If I saw Ford on the set, he was “Mr. Ford.” Up to dinner at his house or something like that, it was “Pappy.” And Duke called him “Coach.” While we were making “Rio Grande” in Moab, Utah, in 1950, [the company] lived in a motel. Oh, we had to do concerts almost every night, because Ford loved singing. He couldn’t sing. Duke could sing, but he had to sing off-key to satisfy Pappy Ford. Duke had to sing the one song, “Mary Is a Grand Old Name,” way up high because Mary was Old Man Ford’s wife. And he had to do it off-key because it gave Ford the opportunity to laugh and roar and make fun of him.
But I don’t think there’s anybody ever could use a camera like John Ford. In “How Green Was My Valley,” I was doing a scene in the kitchen. And there was the shadow of the back of an old-fashioned kitchen chair on the wall. He spoke to the cameraman and he said, “I want that shadow to be twice that size. I want it to be the big shadow of a chair.” You looked and you saw and you said, son of a gun, that’s beautiful. Before it was just a scene, now it’s spectacular. When he got Monument Valley to photograph, I think he just forgot about the actors. Monument Valley was really the star of all his Westerns.

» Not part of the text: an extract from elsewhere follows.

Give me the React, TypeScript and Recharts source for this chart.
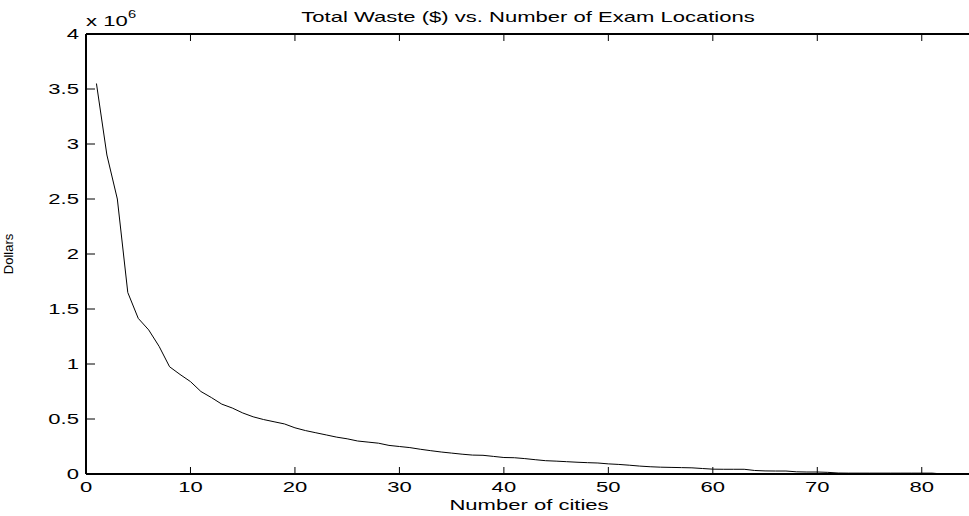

In the horse-racing scene in “The Quiet Man,” he had put a wind machine behind me at the scene on the beach so that my hair blew forward. Everybody else would have put the wind machine where it’d blow your hair back. And my hair was thick, thick hair and it was brushing across my eyes like wire. I was squinting. And Ford started getting nasty. And I’d had it. I remember putting my hands on the edge of the cart and saying, “What would a baldheaded old son of a bitch like you know about hair brushing across your eyes?” And I thought, oh, holy God, why didn’t I keep my tongue in my mouth and shut up? Oh, I’m going to get it. I watched him. I watched him look at every face, and make his decision whether to kill me or laugh. Thank God, he decided to laugh and the whole set fell apart. For 10 minutes everybody was laughing, and Ford had the whole company in his pocket. All the stunt men and all the cowboys and everybody else said that Ford was a mean old son of a bitch, but he was their son of a bitch.